→ What needs to be done
Give again, exactly as written, the lines of the records below from the line with "Generate a LaTeX" to the line with "(0,0) rectangle (952,680);". Both end lines count; pictures do not.

# START OF Input records

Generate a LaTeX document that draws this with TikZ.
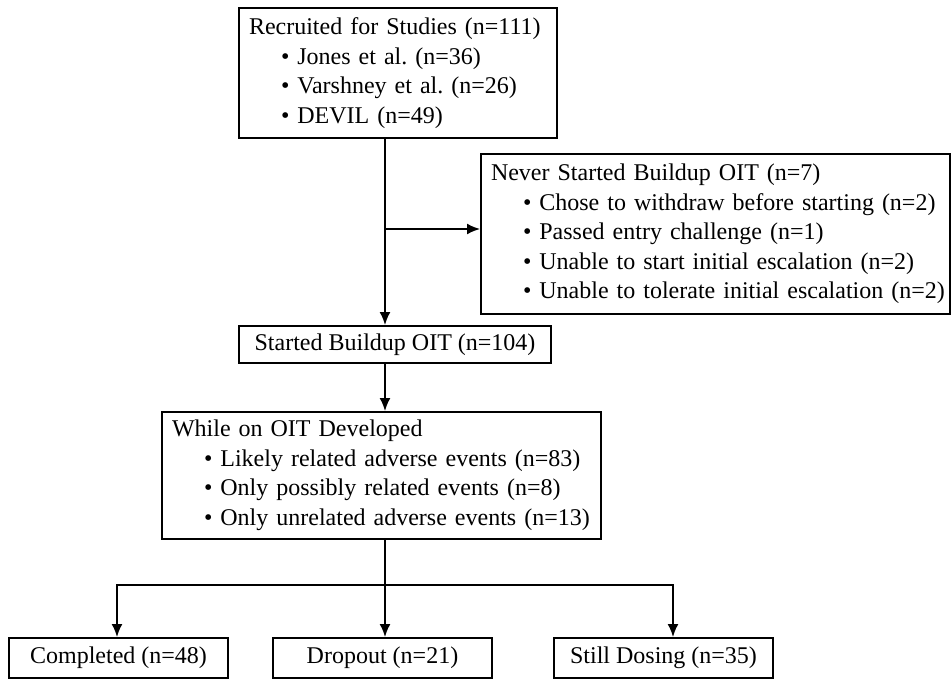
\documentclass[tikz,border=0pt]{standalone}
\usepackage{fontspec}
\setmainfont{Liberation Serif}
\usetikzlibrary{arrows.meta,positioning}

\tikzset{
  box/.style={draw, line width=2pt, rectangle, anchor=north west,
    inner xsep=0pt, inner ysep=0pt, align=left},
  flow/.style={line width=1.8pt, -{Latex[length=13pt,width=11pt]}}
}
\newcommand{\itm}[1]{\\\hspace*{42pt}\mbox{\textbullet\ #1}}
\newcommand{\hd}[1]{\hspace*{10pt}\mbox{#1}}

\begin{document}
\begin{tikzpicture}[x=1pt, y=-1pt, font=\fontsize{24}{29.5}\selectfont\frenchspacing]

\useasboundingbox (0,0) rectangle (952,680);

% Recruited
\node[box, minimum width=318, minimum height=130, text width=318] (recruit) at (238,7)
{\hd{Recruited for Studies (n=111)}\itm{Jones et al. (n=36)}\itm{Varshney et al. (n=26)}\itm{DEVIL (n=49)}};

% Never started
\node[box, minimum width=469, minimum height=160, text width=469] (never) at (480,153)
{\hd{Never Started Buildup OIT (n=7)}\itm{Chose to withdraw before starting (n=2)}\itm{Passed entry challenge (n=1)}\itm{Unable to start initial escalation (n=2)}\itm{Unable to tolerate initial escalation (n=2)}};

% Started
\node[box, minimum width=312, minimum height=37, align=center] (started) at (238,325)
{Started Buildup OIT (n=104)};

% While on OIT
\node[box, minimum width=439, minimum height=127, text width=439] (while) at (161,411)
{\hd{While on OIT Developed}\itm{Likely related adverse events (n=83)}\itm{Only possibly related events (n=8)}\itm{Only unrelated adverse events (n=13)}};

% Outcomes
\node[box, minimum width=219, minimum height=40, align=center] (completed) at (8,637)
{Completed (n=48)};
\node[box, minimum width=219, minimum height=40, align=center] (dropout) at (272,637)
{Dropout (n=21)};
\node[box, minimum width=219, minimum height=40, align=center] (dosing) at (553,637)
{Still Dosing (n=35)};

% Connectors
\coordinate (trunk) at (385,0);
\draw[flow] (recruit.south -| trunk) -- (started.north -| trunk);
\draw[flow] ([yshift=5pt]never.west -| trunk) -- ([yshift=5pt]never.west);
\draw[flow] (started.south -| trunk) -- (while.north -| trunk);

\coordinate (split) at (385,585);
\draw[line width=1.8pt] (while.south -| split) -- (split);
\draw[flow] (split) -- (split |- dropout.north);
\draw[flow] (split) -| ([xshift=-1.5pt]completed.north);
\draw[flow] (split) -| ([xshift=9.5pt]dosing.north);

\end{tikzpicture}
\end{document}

# END OF Input records
# START OF Input records

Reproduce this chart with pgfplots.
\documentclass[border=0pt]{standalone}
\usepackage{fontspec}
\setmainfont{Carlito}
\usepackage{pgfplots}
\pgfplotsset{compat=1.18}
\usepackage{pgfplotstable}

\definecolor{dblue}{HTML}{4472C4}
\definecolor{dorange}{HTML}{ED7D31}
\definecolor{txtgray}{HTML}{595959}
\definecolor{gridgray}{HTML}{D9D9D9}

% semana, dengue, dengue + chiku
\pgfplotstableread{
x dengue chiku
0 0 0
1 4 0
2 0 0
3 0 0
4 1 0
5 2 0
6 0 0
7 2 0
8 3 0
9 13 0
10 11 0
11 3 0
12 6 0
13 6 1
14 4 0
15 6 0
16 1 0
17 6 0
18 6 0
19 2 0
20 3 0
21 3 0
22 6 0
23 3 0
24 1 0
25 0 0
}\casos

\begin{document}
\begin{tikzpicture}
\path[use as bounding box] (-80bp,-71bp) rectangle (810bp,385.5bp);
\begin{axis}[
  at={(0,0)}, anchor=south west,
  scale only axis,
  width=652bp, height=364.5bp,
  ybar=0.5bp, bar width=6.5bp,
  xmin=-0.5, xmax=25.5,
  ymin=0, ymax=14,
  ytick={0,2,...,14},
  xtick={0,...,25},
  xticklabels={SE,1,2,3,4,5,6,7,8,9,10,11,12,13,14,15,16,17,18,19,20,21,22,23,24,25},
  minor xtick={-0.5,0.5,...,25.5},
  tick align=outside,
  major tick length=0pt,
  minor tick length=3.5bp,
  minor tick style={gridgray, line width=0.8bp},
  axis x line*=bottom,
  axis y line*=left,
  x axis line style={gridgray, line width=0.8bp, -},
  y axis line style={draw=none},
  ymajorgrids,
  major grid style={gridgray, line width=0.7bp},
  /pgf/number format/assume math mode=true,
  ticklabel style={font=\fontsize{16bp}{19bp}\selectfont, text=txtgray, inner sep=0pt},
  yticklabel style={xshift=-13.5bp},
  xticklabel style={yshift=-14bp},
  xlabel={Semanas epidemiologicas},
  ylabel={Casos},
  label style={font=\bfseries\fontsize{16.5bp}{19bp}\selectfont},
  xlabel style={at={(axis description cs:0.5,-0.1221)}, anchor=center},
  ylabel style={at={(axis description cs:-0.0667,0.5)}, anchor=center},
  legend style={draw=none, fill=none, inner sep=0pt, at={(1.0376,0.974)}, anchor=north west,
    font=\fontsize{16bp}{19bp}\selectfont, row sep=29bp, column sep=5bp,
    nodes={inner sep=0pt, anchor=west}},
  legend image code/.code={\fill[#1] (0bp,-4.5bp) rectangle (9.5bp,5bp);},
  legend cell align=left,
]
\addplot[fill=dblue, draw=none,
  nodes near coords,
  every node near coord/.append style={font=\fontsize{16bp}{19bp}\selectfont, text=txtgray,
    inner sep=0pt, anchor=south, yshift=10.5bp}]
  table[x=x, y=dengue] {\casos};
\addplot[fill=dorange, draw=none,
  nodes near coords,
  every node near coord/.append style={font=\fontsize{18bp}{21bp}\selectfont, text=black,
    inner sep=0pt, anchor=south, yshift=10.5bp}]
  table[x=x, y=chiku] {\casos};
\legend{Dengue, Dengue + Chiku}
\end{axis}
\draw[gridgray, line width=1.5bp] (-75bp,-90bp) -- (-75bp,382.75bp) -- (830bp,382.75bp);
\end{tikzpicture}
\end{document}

# END OF Input records
# START OF Input records

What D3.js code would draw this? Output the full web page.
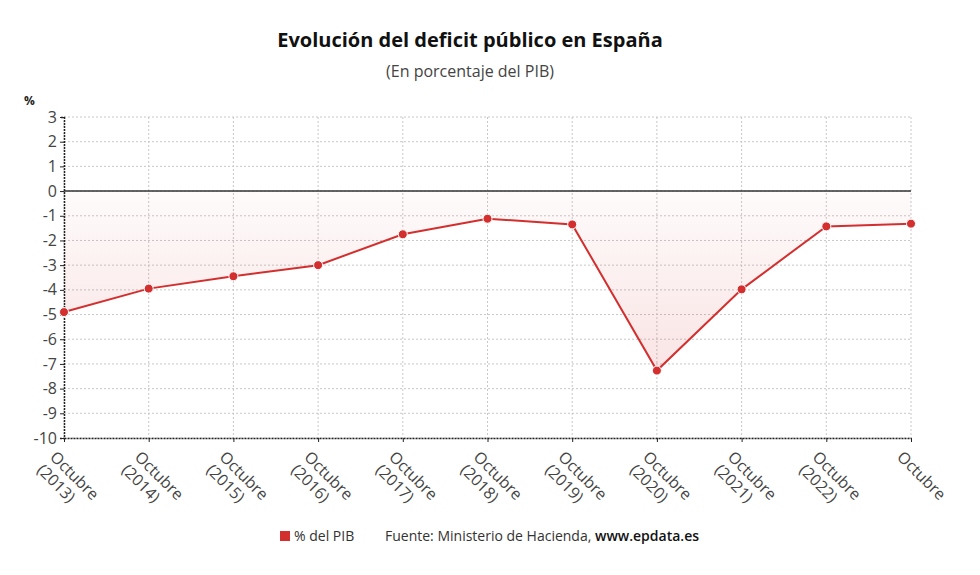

# END OF Input records

→ Solution for this problem
Generate a LaTeX document that draws this with TikZ.
\documentclass[tikz,border=0pt]{standalone}
\usepackage{fontspec}
\setmainfont{Liberation Serif}
\usetikzlibrary{arrows.meta,positioning}

\tikzset{
  box/.style={draw, line width=2pt, rectangle, anchor=north west,
    inner xsep=0pt, inner ysep=0pt, align=left},
  flow/.style={line width=1.8pt, -{Latex[length=13pt,width=11pt]}}
}
\newcommand{\itm}[1]{\\\hspace*{42pt}\mbox{\textbullet\ #1}}
\newcommand{\hd}[1]{\hspace*{10pt}\mbox{#1}}

\begin{document}
\begin{tikzpicture}[x=1pt, y=-1pt, font=\fontsize{24}{29.5}\selectfont\frenchspacing]

\useasboundingbox (0,0) rectangle (952,680);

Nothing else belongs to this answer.